The ad exchange is the heart of the transactions. The seller's provide the ad exchange with access to their ad inventory on their websites and inform them if ads are available to be sold. Additional information from the websites are passed onto the exchange as well, such as what size the ads are, whether they appear above or below the fold, a minimum 'floor price' and so on.

The important role for the ad exchange is that it aggregates seller ad inventory from hundreds of websites. This depth of inventory provides scale. This scale is key as it allows for far more buyers, as well a large enough pool of different types of content and users to make more precise targeting possible. For a local business, the aggregation of all this supply means that it is possible to target ads to persons just in one particular zip code. And that sort of precision could be a huge benefit.

Data Management Platforms (or DMP's) provide additional data to the inventory provided by the publishers on the ad exchange. Think of them as the "data sellers". What they provide are more dimensions for the buyer to 'layer onto' the advertising space they want to buy.

Confused? Here's an example: Classic media planning trying to reach sports fans would look to buy advertising on sports-related websites (content, topic, category, or context targeting). Basically you are trying to find the right audience for your ads based on 'where' they are (a sports content site).

But, if you had information about a user that indicated they visit sports sites, you can use that information to reach that person on a weather website, or a travel website - whatever. The point is rather than targeting the person based on the site they are on now (the 'where') you are targeting based on what they've done that indicates a certain interest (the 'who they are') making the 'where' somewhat irrelevant in the whole targeting scheme.

DMP's collect, aggregate and make available data from hundreds of different sources to layer onto your digital marketing ad placement.
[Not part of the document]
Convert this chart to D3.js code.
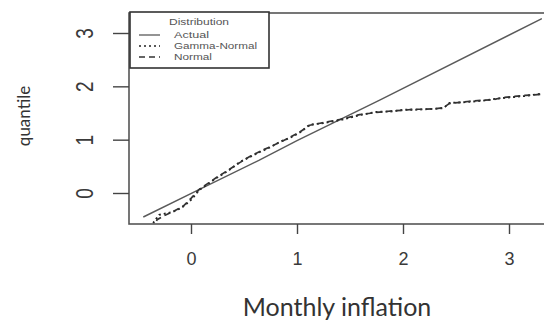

So you can combine a person's interest in sports with their zip code to more precisely target an audience.

The Demand Side Platform, or "DSP", is the gateway for the buyer to access the inventory and (in most cases) the third-party data from the DMP's.

It's the 'dashboard' where the ad buyer can pick the sort of buy they want to make (banner ads, videos, etc..), when they want it to run (campaign or flight dates), and what they're willing to pay (both in terms of budget, as well as how much they want to pay per click or view, etc...). There are variety of DSP's, although most of them cater to large agencies and advertisers (see this), there are a few that are focusing on the small/local business segment.

To illustrate the difference between programmatic advertising and traditional ad sales, there is no sales person involved in the ordering process and often not in the trafficking, reporting or other steps required with advertising placement. Nor is there an Insertion Order.

Much like eBay, you login, search for what you want to buy, and then enter the price you are willing to pay. Its that simple.

The last player in the programmatic process is the ad buyer. This is the person who has the money after all. They are the ones who identify a DSP and then set up their advertising to reach whatever audience they desire. For the advertiser, the entire process is all somewhat seamlessly integrated.

Of course, the ad buyer must have a plan or strategy prior to logging onto their DSP. The power of the programmatic landscape is powerful, but also pretty overwhelming.


Publishers are ad sellers; these publishers make their inventory available on a n Ad Exchange. The Ad Exchanges are integrated with DMP's - who aggregate hundreds/thousands of different websites with companies that have information about user behaviors and make it available on Demand Side Platforms.

Demand Side Platforms (DSPs) are tools for ad buyers to select data and audiences from various ad exchanges and DMPs and set up and manage ad campaigns.

The above flowchart puts the process together. The arrows show the 'buying side' flow of information and requests for advertising opportunities across many different websites. The advertiser determines what they are willing to pay (a cost-per-click based bid, or cost-per-view bid, etc...) which is then entered into the DSP, transmitted to the DMP (if used), then to the Ad Exchanges. Within the Ad Exchange(s), 'matches' are sought that meet both the ad buyers requirements for a specific audience or placement, and the publisher's requirements for how much they would be willing to sell their ad space. If the buyer's bid matches the publishers criteria then the buyer has 'won' in the competitive, real-time, auction for the ad space. When this happens, the buyer's ad is shown on the ad seller's inventory.

What is not shown (for reasons of simplicity) are the data signals sent back from the sellers through the above relationships. So imagine lines going in the opposite direction which provide both 'pre-selling' information (the ad size, the type of content, etc...) as well as results if the buyer wins the bid (impression data, click data, etc....).

The benefit of the above 'real time' exchange of buying requests and seller acceptance/rejection should be obvious. Its an incredible efficient, automated system of buying and selling on an extremely granular level. This means that the ad buyer can chose from an almost limitless supply of advertising opportunities . The massive volume of thousands of websites and millions of users means the advertiser can 'cherry pick' just the type of people they want to reach with ads. No longer are you limited by the media that is able to send a salesperson to your office or business.

This is an extremely simplified overview of the key players and how they work together. From a technical perspective this is far more complicated.

The goal with this overview is to explain what is meant when the term 'programmatic' is used. In doing so, I hole that this also generates some enthusiasm for how any business can use this new approach to ad buying with more interest.